Entries with chart source code
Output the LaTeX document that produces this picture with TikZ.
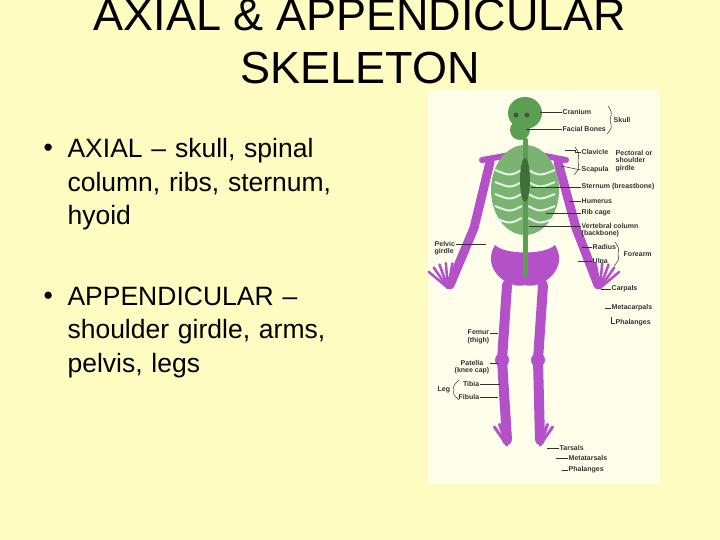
\documentclass[tikz,border=0pt]{standalone}
\usepackage{fontspec}
\setmainfont{Liberation Sans}
\begin{document}
\begin{tikzpicture}[x=1pt,y=-1pt,
  lab/.style={font=\fontsize{7}{7.5}\selectfont\bfseries,text=black!80,inner sep=0.5pt,align=left},
  ldr/.style={draw=black!80,line width=0.5pt},
  bone/.style={line width=#1,line cap=round},
  body/.style={font=\fontsize{26.5}{33.5}\selectfont,anchor=west,align=left}]
\fill[yellow!20!white!95!yellow] (0,0) rectangle (720,540);
\useasboundingbox (0,0) rectangle (720,540);
\definecolor{purp}{RGB}{180,80,200}
\definecolor{grn}{RGB}{90,160,80}
\node[font=\fontsize{45}{48}\selectfont] (t1) at (360,15) {AXIAL \& APPENDICULAR};
\node[font=\fontsize{45}{48}\selectfont] (t2) at (360,68) {SKELETON};
\node[body] (b1) at (40,150) {•};
\node[body,anchor=north west,text width=360pt] (b1t) at (64,135) {AXIAL – skull, spinal\\column, ribs, sternum,\\hyoid};
\node[body] (b2) at (40,298) {•};
\node[body,anchor=north west,text width=360pt] (b2t) at (64,283) {APPENDICULAR –\\shoulder girdle, arms,\\pelvis, legs};
% panel
\fill[white!92!yellow] (428,90) rectangle (660,484);
% skeleton
\begin{scope}
\draw[bone=9pt,draw=purp] (490,162) -- (474,228) -- (450,285);
\draw[bone=9pt,draw=purp] (558,162) -- (576,228) -- (598,285);
\draw[bone=6pt,draw=purp] (482,160) -- (510,155); \draw[bone=6pt,draw=purp] (566,160) -- (540,155);
\foreach \a in {-30,-15,0,15,30}{\draw[bone=2.5pt,draw=purp] (448,288) -- ++(250+\a:25);
 \draw[bone=2.5pt,draw=purp] (600,288) -- ++(290+\a:25);}
\draw[bone=10pt,draw=purp] (507,285) -- (502,360) -- (507,440);
\draw[bone=10pt,draw=purp] (543,285) -- (538,360) -- (540,440);
\fill[purp] (502,360) circle (7); \fill[purp] (538,360) circle (7);
\foreach \a in {-15,0,15}{\draw[bone=3pt,draw=purp] (507,445) -- ++(250+\a:22);
 \draw[bone=3pt,draw=purp] (540,445) -- ++(290+\a:22);}
\fill[purp] (495,245) .. controls (480,270) and (510,290) .. (525,285) .. controls (540,290) and (570,270) .. (555,245) .. controls (545,255) and (505,255) .. (495,245) -- cycle;
\fill[grn!80] (525,190) ellipse (34 and 45);
\foreach \y in {170,182,194,206,218}{\draw[white!85!grn,line width=2pt] (495,\y) .. controls (510,\y+6) .. (522,\y);
 \draw[white!85!grn,line width=2pt] (555,\y) .. controls (540,\y+6) .. (528,\y);}
\draw[bone=5pt,draw=grn] (525,140) -- (525,275);
\fill[grn!70!black] (525,180) ellipse (5 and 22);
\fill[grn] (525,113) ellipse (17 and 16);
\fill[grn] (520,130) ellipse (10 and 10);
\fill[black!70] (516,115) circle (2.5); \fill[black!70] (527,115) circle (2.5);
\end{scope}
% labels
\node[lab,anchor=west] (cra) at (562,112) {Cranium};
\node[lab,anchor=west] (fac) at (562,129) {Facial Bones};
\node[lab,anchor=west] (sku) at (613,120) {Skull};
\node[lab,anchor=west] (cla) at (581,152) {Clavicle};
\node[lab,anchor=west] (sca) at (581,170) {Scapula};
\node[lab,anchor=west] (pec) at (615,161) {Pectoral or\\shoulder\\girdle};
\node[lab,anchor=west] (ste) at (581,187) {Sternum (breastbone)};
\node[lab,anchor=west] (hum) at (581,201) {Humerus};
\node[lab,anchor=west] (rib) at (581,213) {Rib cage};
\node[lab,anchor=west] (ver) at (581,230) {Vertebral column\\(backbone)};
\node[lab,anchor=west] (rad) at (592,247) {Radius};
\node[lab,anchor=west] (uln) at (592,261) {Ulna};
\node[lab,anchor=west] (for) at (623,254) {Forearm};
\node[lab,anchor=west] (pel) at (434,248) {Pelvic\\girdle};
\node[lab,anchor=west] (car) at (611,289) {Carpals};
\node[lab,anchor=west] (mec) at (611,308) {Metacarpals};
\node[lab,anchor=west] (pha) at (615,323) {Phalanges};
\node[lab,anchor=east,align=center] (fem) at (490,337) {Femur\\(thigh)};
\node[lab,anchor=east,align=center] (pat) at (490,367) {Patella\\(knee cap)};
\node[lab,anchor=east] (tib) at (480,384) {Tibia};
\node[lab,anchor=east] (fib) at (480,397) {Fibula};
\node[lab,anchor=west] (leg) at (437,390) {Leg};
\node[lab,anchor=west] (tar) at (559,448) {Tarsals};
\node[lab,anchor=west] (met) at (568,458) {Metatarsals};
\node[lab,anchor=west] (phf) at (568,470) {Phalanges};
% leaders
\draw[ldr] (cra.west) -- ++(-22,0); \draw[ldr] (fac.west) -- ++(-36,0);
\draw[ldr] (cla.west) -- ++(-6,0) -- ++(0,-2) -- ++(-10,0);
\draw[ldr] (sca.west) -- ++(-20,-4); \draw[ldr] (ste.west) -- ++(-50,0);
\draw[ldr] (hum.west) -- ++(-12,0); \draw[ldr] (rib.west) -- ++(-35,0);
\draw[ldr] (ver.west) ++(0,-4) -- ++(-52,0);
\draw[ldr] (rad.west) -- ++(-10,0); \draw[ldr] (uln.west) -- ++(-14,0);
\draw[ldr] (pel.east) ++(0,-4) -- ++(30,0);
\draw[ldr] (car.west) -- ++(-10,0); \draw[ldr] (mec.west) -- ++(-6,0);
\draw[ldr] (pha.west) -- ++(-4,0) -- ++(0,-6);
\draw[ldr] (fem.east) ++(0,-4) -- ++(8,0); \draw[ldr] (pat.east) ++(0,-4) -- ++(8,0);
\draw[ldr] (tib.east) -- ++(20,0); \draw[ldr] (fib.east) -- ++(18,0);
\draw[ldr] (tar.west) -- ++(-12,0); \draw[ldr] (met.west) -- ++(-12,0); \draw[ldr] (phf.west) -- ++(-6,0);
% braces
\draw[ldr] (608,106) .. controls (612,112) .. (610,120) .. controls (612,128) .. (607,134);
\draw[ldr] (575,147) .. controls (579,153) .. (578,161) .. controls (579,169) .. (574,175);
\draw[ldr] (615,242) .. controls (619,248) .. (618,254) .. controls (619,260) .. (614,266);
\draw[ldr] (459,380) .. controls (453,386) .. (454,390) .. controls (453,394) .. (459,400);
\end{tikzpicture}
\end{document}
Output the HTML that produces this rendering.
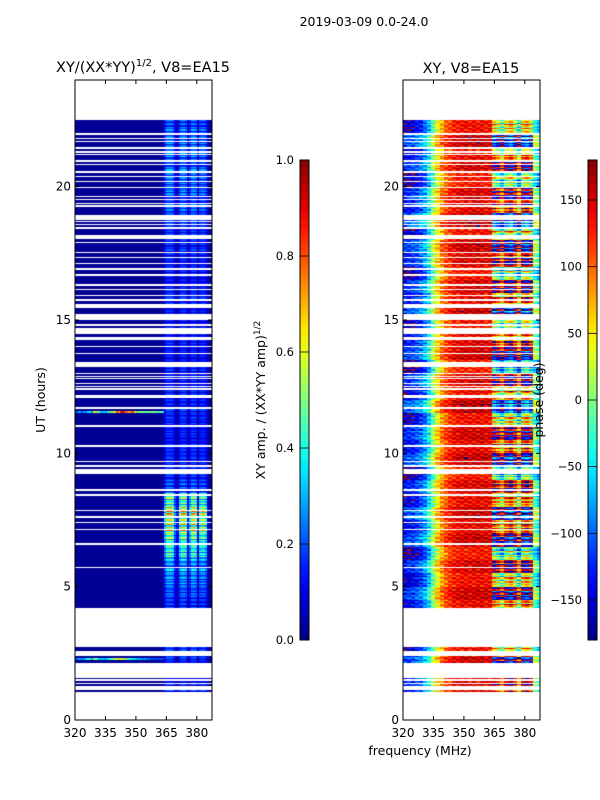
<!DOCTYPE html>
<html><head><meta charset="utf-8"><style>
body{margin:0;background:#fff;}
#wrap{position:relative;width:600px;height:800px;overflow:hidden;font-family:"DejaVu Sans","Liberation Sans",sans-serif;}
canvas{position:absolute;}
svg{position:absolute;left:0;top:0;}
</style></head><body>
<div id="wrap">
<canvas id="c1" width="137" height="640" style="left:75px;top:80px"></canvas>
<canvas id="c2" width="137" height="640" style="left:403px;top:80px"></canvas>
<svg id="s" width="600" height="800"></svg>
</div>
<script>
// ---- data ----
const gaps=[[22.5,24],[21.95,22.01],[21.78,21.82],[21.66,21.71],[21.40,21.48],[21.27,21.34],[21.19,21.21],[21.06,21.09],[20.92,21.0],[20.81,20.85],[20.50,20.59],[20.37,20.41],[20.17,20.22],[19.96,19.99],[19.60,19.65],[19.49,19.52],[19.35,19.40],[19.25,19.30],[18.75,18.92],[18.66,18.70],[18.56,18.60],[18.42,18.47],[18.05,18.17],[17.87,17.92],[17.50,17.55],[17.31,17.37],[17.09,17.15],[16.87,16.94],[16.66,16.72],[16.28,16.35],[16.12,16.17],[15.90,15.94],[15.72,15.77],[15.45,15.60],[15.00,15.22],[14.77,14.85],[14.55,14.70],[14.47,14.55],[14.25,14.36],[14.0,14.02],[13.72,13.77],[13.25,13.42],[12.97,13.02],[12.86,12.91],[12.78,12.82],[12.59,12.65],[12.47,12.52],[12.39,12.44],[12.07,12.19],[11.67,11.74],[11.0,11.06],[10.24,10.31],[9.67,9.72],[9.49,9.55],[9.22,9.40],[8.59,8.66],[8.41,8.46],[7.83,7.87],[7.57,7.66],[7.38,7.44],[7.12,7.16],[6.56,6.63],[5.70,5.74],[2.74,4.20],[2.40,2.59],[1.57,2.14],[1.47,1.53],[1.34,1.39],[1.12,1.27],[0,1.05]];
// strip weight per 1 MHz bin from 320 to 387
const stripWeight=[0,0,0,0,0,0,0,0,0,0, 0,0,0,0,0,0,0,0,0,0, 0,0,0,0,0,0,0,0,0,0, 0,0,0,0,0,0,0,0,0,0, 0,0,0,0.05,0.6,1,1,1,0.9,0.4, 0.2,0.8,1,1,0.9,0.2,0.6,1,1,0.9, 0.2,0.8,0.9,0.9,0.7,0.1,0.05,0.05];
// gain per 0.5 h bin (0..24h)
const timeGain=[0.15,0.15,0.16,0.16,0.16,0.16,0.16,0.16,0.18,0.2,0.25,0.3,0.4,0.45,0.6,0.65,0.45,0.22,0.17,0.15,0.14,0.14,0.15,0.16,0.15,0.15,0.14,0.14,0.15,0.14,0.14,0.15,0.15,0.14,0.15,0.16,0.16,0.17,0.2,0.24,0.22,0.24,0.24,0.24,0.22,0.2,0,0];
const rowTex=[1,0.6,1.3,0.8,1.15,0.55,1.25,0.9,0.7,1.1];
const specLineA=[0.2,0.25,0.3,0.2,0.3,0.25,0.35,0.4,0.3,0.6,0.65,0.5,0.4,0.3,0.35,0.3,0.45,0.5,0.55,0.6,0.8,0.7,0.85,0.9,0.8,0.75,0.7,0.75,0.8,0.6,0.45,0.5,0.55,0.5,0.5,0.45,0.5,0.5,0.5,0.5,0.45,0.45,0.45,0.4];
const specLineB=[0.2,0.25,0.3,0.25,0.3,0.35,0.45,0.4,0.3,0.5,0.55,0.4,0.3,0.35,0.3,0.3,0.4,0.45,0.5,0.55,0.6,0.5,0.6,0.65,0.5,0.45,0.45,0.4,0.4,0.35,0.3,0.3,0.3,0.25,0.3,0.25,0.25,0.2,0.2,0.2,0.2,0.2,0.2,0.2];
// phase: per 2 MHz bin 320..386
const freqPhase=[-140,-135,-130,-120,-105,-85,-50,0,50,85,105,120,130,135,138,140,138,140,142,140,138,138,130,100,60,120,150,100,40,130,150,110,-10,-40];
const phaseWeight=[0.25,0.25,0.25,0.25,0.25,0.25,0.25,0.25,0.2,0.2,0.12,0.12,0.12,0.12,0.12,0.12,0.12,0.12,0.12,0.12,0.12,0.12,1,1,1,1,1,1,1,1,1,1,0.4,0.4];
const rowPhase=[0,0,0,0,60,-60,0,30,-40,80,-90,40,-120,70,-30,100,-60,20,-140,90,-20,60,-100,140,-50,30,-160,80,0,-90,120,-40,60,-120,20,90,-70,150,-10,50,-130,70,-40,110,-80,30,0,0];
const rowJit=[0,40,-30,60,-50,15,80,-60,25,-15];
const colJit=[0,20,-20,12,-25,8,15];
const ampTicks=[0,0.2,0.4,0.6,0.8,1.0];
const phaseTicks=[-150,-100,-50,0,50,100,150];
const freqTicks=[320,335,350,365,380];
const hourTicks=[0,5,10,15,20];
// ---- scales ----
const F0=320,F1=387.5,H1=24;
const fx=f=>(f-F0)*137/(F1-F0);
const hy=h=>640-h*640/H1;
function jetArr(v){v=Math.max(0,Math.min(1,v));const c=x=>Math.round(255*Math.max(0,Math.min(1,1.5-Math.abs(x))));return [c(4*v-3),c(4*v-2),c(4*v-1)];}
function jet(v){const a=jetArr(v);return `rgb(${a[0]},${a[1]},${a[2]})`;}
const inGap=t=>gaps.some(g=>t>=g[0]&&t<g[1]);
const dt=0.05;
const ctx1=document.getElementById('c1').getContext('2d');
const ctx2=document.getElementById('c2').getContext('2d');
const im1=ctx1.createImageData(137,640),im2=ctx2.createImageData(137,640);
for(let py=0;py<640;py++){
  const t=(640-py-0.5)*H1/640;
  const off=(py*137)*4;
  if(inGap(t)){for(let px=0;px<137;px++){for(const im of [im1,im2]){im.data[off+px*4]=255;im.data[off+px*4+1]=255;im.data[off+px*4+2]=255;im.data[off+px*4+3]=255;}}continue;}
  const r=Math.floor(t/dt);
  const g=timeGain[Math.floor(t/0.5)];
  const rp=rowPhase[Math.floor(t/0.5)]+rowJit[r%rowJit.length];
  for(let px=0;px<137;px++){
    const f=F0+(px+0.5)*(F1-F0)/137;
    const i=Math.min(stripWeight.length-1,Math.floor(f-F0));
    let a=0.02+stripWeight[i]*g*rowTex[r%rowTex.length];
    if(Math.abs(t-11.55)<0.03&&i<specLineA.length)a=specLineA[i];
    if(Math.abs(t-2.28)<0.03&&i<specLineB.length)a=specLineB[i];
    const c=jetArr(a);
    im1.data[off+px*4]=c[0];im1.data[off+px*4+1]=c[1];im1.data[off+px*4+2]=c[2];im1.data[off+px*4+3]=255;
    const j=Math.min(freqPhase.length-1,Math.floor((f-F0)/2));
    let p=freqPhase[j]+rp*phaseWeight[j]+(j<22?colJit[(r*3+j)%colJit.length]:0);
    p=((p+180)%360+360)%360-180;
    const d=jetArr((p+180)/360);
    im2.data[off+px*4]=d[0];im2.data[off+px*4+1]=d[1];im2.data[off+px*4+2]=d[2];im2.data[off+px*4+3]=255;
  }
}
ctx1.putImageData(im1,0,0);ctx2.putImageData(im2,0,0);
// ---- axes ----
const S=document.getElementById('s');const NS='http://www.w3.org/2000/svg';
function el(tag,attrs,txt){const e=document.createElementNS(NS,tag);for(const k in attrs)e.setAttribute(k,attrs[k]);if(txt!=null)e.textContent=txt;S.appendChild(e);return e;}
function panel(ox,name){
  const fr=el('rect',{x:ox,y:80,width:137,height:640,fill:'none',stroke:'#000','stroke-width':1});
  
  freqTicks.forEach(f=>{const x=ox+fx(f);
    el('line',{x1:x,x2:x,y1:720,y2:716,stroke:'#000'});el('line',{x1:x,x2:x,y1:80,y2:84,stroke:'#000'});
    const t=el('text',{x:x,y:737,'font-size':12,'text-anchor':'middle'},f);
    });
  hourTicks.forEach(h=>{const y=80+hy(h);
    el('line',{x1:ox,x2:ox+4,y1:y,y2:y,stroke:'#000'});el('line',{x1:ox+137,x2:ox+133,y1:y,y2:y,stroke:'#000'});
    const t=el('text',{x:ox-4,y:y+4,'font-size':12,'text-anchor':'end'},h);
    });
}
panel(75,'amp');panel(403,'phase');
function cbar(x,name,ticks,ty,lab){
  const id='g'+name;const d=el('defs',{});const lg=document.createElementNS(NS,'linearGradient');
  lg.setAttribute('id',id);lg.setAttribute('x1',0);lg.setAttribute('x2',0);lg.setAttribute('y1',1);lg.setAttribute('y2',0);d.appendChild(lg);
  for(let k=0;k<=20;k++){const s=document.createElementNS(NS,'stop');s.setAttribute('offset',k/20);s.setAttribute('stop-color',jet(k/20));lg.appendChild(s);}
  const r=el('rect',{x:x,y:160,width:9,height:480,fill:`url(#${id})`,stroke:'#000'});
  
  ticks.forEach(v=>{const y=ty(v);el('line',{x1:x,x2:x+9,y1:y,y2:y,stroke:'#000','stroke-width':0.8});
    const t=el('text',{x:x-6,y:y+4,'font-size':11.5,'text-anchor':'end'},lab(v));
    });
}
cbar(300,'amp',ampTicks,v=>640-v*480,v=>v.toFixed(1));
cbar(588,'phase',phaseTicks,v=>400-v*480/360,v=>v<0?'\u2212'+(-v):''+v);
</script>
<svg width="600" height="800" style="position:absolute;left:0;top:0" font-family="DejaVu Sans, Liberation Sans, sans-serif">
<text x="364" y="26" font-size="12.5" text-anchor="middle">2019-03-09 0.0-24.0</text>
<text x="143" y="72" font-size="14.5" text-anchor="middle">XY/(XX*YY)<tspan dy="-6" font-size="10">1/2</tspan><tspan dy="6">, V8=EA15</tspan></text>
<text x="471" y="73" font-size="14.5" text-anchor="middle">XY, V8=EA15</text>
<text transform="translate(45,400) rotate(-90)" font-size="12.5" text-anchor="middle">UT (hours)</text>
<text x="420" y="755" font-size="12.5" text-anchor="middle">frequency (MHz)</text>
<text transform="translate(265,400) rotate(-90)" font-size="12.5" text-anchor="middle">XY amp. / (XX*YY amp)<tspan dy="-5" font-size="9">1/2</tspan></text>
<text transform="translate(543,400) rotate(-90)" font-size="12.5" text-anchor="middle">phase (deg)</text>
</svg>
</body></html>
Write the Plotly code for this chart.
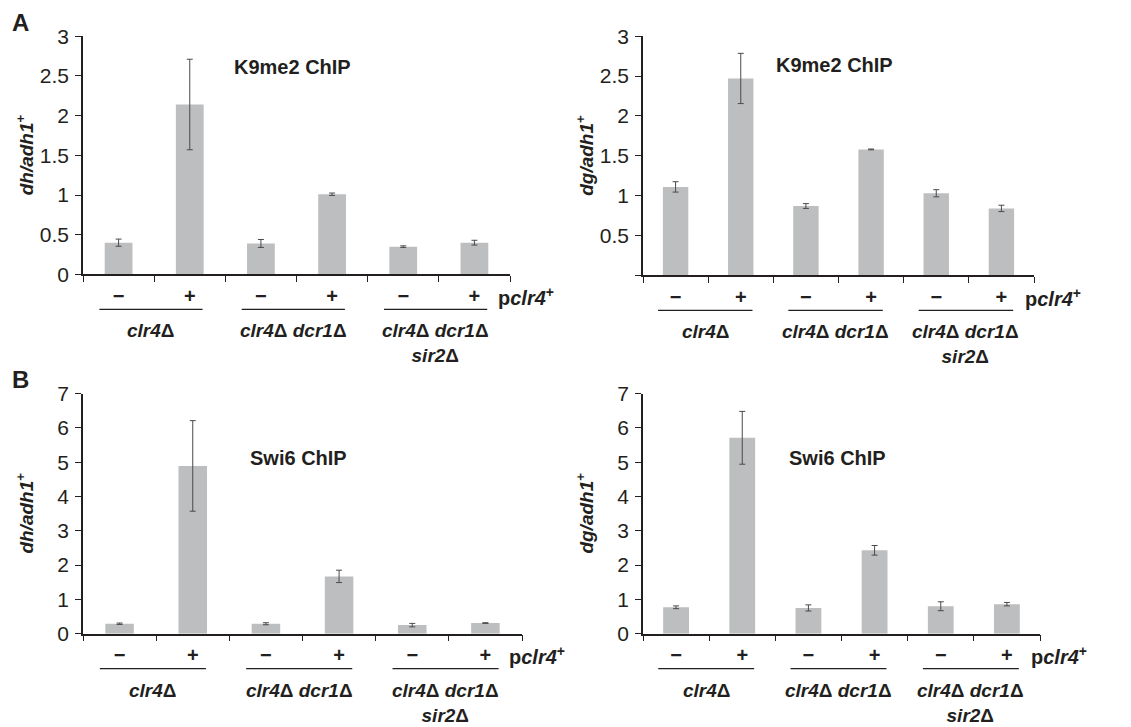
import plotly.graph_objects as go

categories = ["clr4Δ −", "clr4Δ +", "clr4Δ dcr1Δ −", "clr4Δ dcr1Δ +",
              "clr4Δ dcr1Δ sir2Δ −", "clr4Δ dcr1Δ sir2Δ +"]
tick_labels = ["−", "+", "−", "+", "−", "+"]
group_labels = ["<i>clr4</i>Δ", "<i>clr4</i>Δ <i>dcr1</i>Δ",
                "<i>clr4</i>Δ <i>dcr1</i>Δ<br><i>sir2</i>Δ"]
group_start = [0, 2, 4]

k9_dh = [0.40, 2.14, 0.39, 1.01, 0.35, 0.40]
k9_dh_err = [0.045, 0.57, 0.05, 0.015, 0.01, 0.03]
k9_dg = [1.11, 2.47, 0.87, 1.58, 1.03, 0.84]
k9_dg_err = [0.065, 0.315, 0.03, 0.005, 0.045, 0.04]
swi6_dh = [0.29, 4.89, 0.29, 1.67, 0.25, 0.31]
swi6_dh_err = [0.02, 1.32, 0.03, 0.18, 0.05, 0.01]
swi6_dg = [0.77, 5.71, 0.75, 2.43, 0.80, 0.86]
swi6_dg_err = [0.04, 0.77, 0.09, 0.14, 0.13, 0.05]

W, H = 1131, 727
FONT = "Arial, Liberation Sans, Helvetica, sans-serif"
TXT = "#231f20"
BAR = "#bcbec0"

panels = [
    dict(v=k9_dh, e=k9_dh_err, ytitle="<b><i>dh/adh1</i><sup>+</sup></b>", title="K9me2 ChIP",
         ymax=3, tv=[0, 0.5, 1, 1.5, 2, 2.5, 3], tt=["0", "0.5", "1", "1.5", "2", "2.5", "3"],
         box=(83, 510, 25, 271), ty=0.87),
    dict(v=k9_dg, e=k9_dg_err, ytitle="<b><i>dg/adh1</i><sup>+</sup></b>", title="K9me2 ChIP",
         ymax=3, tv=[0, 0.5, 1, 1.5, 2, 2.5, 3], tt=["", "0.5", "1", "1.5", "2", "2.5", "3"],
         box=(643, 1034, 25, 272), ty=0.88),
    dict(v=swi6_dh, e=swi6_dh_err, ytitle="<b><i>dh/adh1</i><sup>+</sup></b>", title="Swi6 ChIP",
         ymax=7, tv=list(range(8)), tt=[str(i) for i in range(8)],
         box=(83, 522, 394, 642), ty=0.73),
    dict(v=swi6_dg, e=swi6_dg_err, ytitle="<b><i>dg/adh1</i><sup>+</sup></b>", title="Swi6 ChIP",
         ymax=7, tv=list(range(8)), tt=[str(i) for i in range(8)],
         box=(643, 1040, 394, 642), ty=0.73),
]

fig = go.Figure()
annotations = []
shapes = []
layout = {}

for i, p in enumerate(panels, start=1):
    xa = "x" if i == 1 else f"x{i}"
    ya = "y" if i == 1 else f"y{i}"
    x0, x1, yt, yb = p["box"]
    fig.add_trace(go.Bar(
        x=categories, y=p["v"], xaxis=xa, yaxis=ya,
        marker=dict(color=BAR, line=dict(width=0)),
        width=0.39,
        error_y=dict(type="data", array=p["e"], color="#4a4a4a", thickness=1, width=3),
        showlegend=False, hoverinfo="y",
    ))
    layout["xaxis" if i == 1 else f"xaxis{i}"] = dict(
        domain=[x0 / W, x1 / W], anchor=ya, type="category",
        range=[-0.5, 5.5], tickson="boundaries",
        tickvals=categories, ticktext=tick_labels,
        tickfont=dict(family=FONT, size=20, color=TXT, weight="bold"),
        ticks="outside", ticklen=6, tickwidth=1.2, tickcolor=TXT,
        ticklabelstandoff=3,
        showline=True, linecolor=TXT, linewidth=1.5,
        showgrid=False, zeroline=False, fixedrange=True,
    )
    layout["yaxis" if i == 1 else f"yaxis{i}"] = dict(
        domain=[1 - yb / H, 1 - yt / H], anchor=xa, range=[0, p["ymax"]],
        tickvals=p["tv"], ticktext=p["tt"],
        tickfont=dict(family=FONT, size=21, color=TXT),
        ticks="outside", ticklen=6, tickwidth=1.2, tickcolor=TXT,
        ticklabelstandoff=2,
        showline=True, linecolor=TXT, linewidth=1.5,
        showgrid=False, zeroline=False, fixedrange=True,
    )
    annotations.append(dict(
        xref=f"{xa} domain", yref=f"{ya} domain", x=0, y=0.5, xshift=-58,
        text=p["ytitle"], textangle=-90, showarrow=False,
        font=dict(family=FONT, size=19, color=TXT), xanchor="center", yanchor="middle"))
    annotations.append(dict(
        xref=f"{xa} domain", yref=f"{ya} domain", x=0.49, y=p["ty"],
        text=f"<b>{p['title']}</b>", showarrow=False,
        font=dict(family=FONT, size=20, color=TXT), xanchor="center", yanchor="middle"))
    annotations.append(dict(
        xref=xa, yref=f"{ya} domain", x=len(categories) - 1, y=0, xshift=22, yshift=-22,
        text="<b>p<i>clr4</i><sup>+</sup></b>", showarrow=False,
        font=dict(family=FONT, size=20, color=TXT), xanchor="left", yanchor="middle"))
    for gs, gl in zip(group_start, group_labels):
        shapes.append(dict(
            type="line", xref=xa, yref=f"{ya} domain",
            x0=gs - 0.27, x1=gs + 1.18, yanchor=0, ysizemode="pixel", y0=-35, y1=-35,
            line=dict(color=TXT, width=1.3),
        ))
        annotations.append(dict(
            xref=xa, yref=f"{ya} domain", x=gs + 0.455, y=0, yshift=-44,
            text=f"<b>{gl}</b>", showarrow=False,
            font=dict(family=FONT, size=19, color=TXT), xanchor="center", yanchor="top"))

annotations.append(dict(xref="paper", yref="paper", x=10 / W, y=1 - 11 / H, text="<b>A</b>",
                        showarrow=False, font=dict(family=FONT, size=24, color=TXT),
                        xanchor="left", yanchor="middle"))
annotations.append(dict(xref="paper", yref="paper", x=10 / W, y=1 - 380 / H, text="<b>B</b>",
                        showarrow=False, font=dict(family=FONT, size=24, color=TXT),
                        xanchor="left", yanchor="middle"))

fig.update_layout(
    width=W, height=H, margin=dict(l=0, r=0, t=0, b=0),
    paper_bgcolor="white", plot_bgcolor="white",
    font=dict(family=FONT, color=TXT),
    bargap=0.6, annotations=annotations, shapes=shapes,
    **layout,
)

fig.write_html("out.html", config={"displayModeBar": False},
               post_script="document.body.style.margin='0';document.body.style.overflow='hidden';")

WHAT TO WORK ON —
Give nothing but the count of lines in the listing above that hold the string "Output".

COMPLETE RESPONSE —
2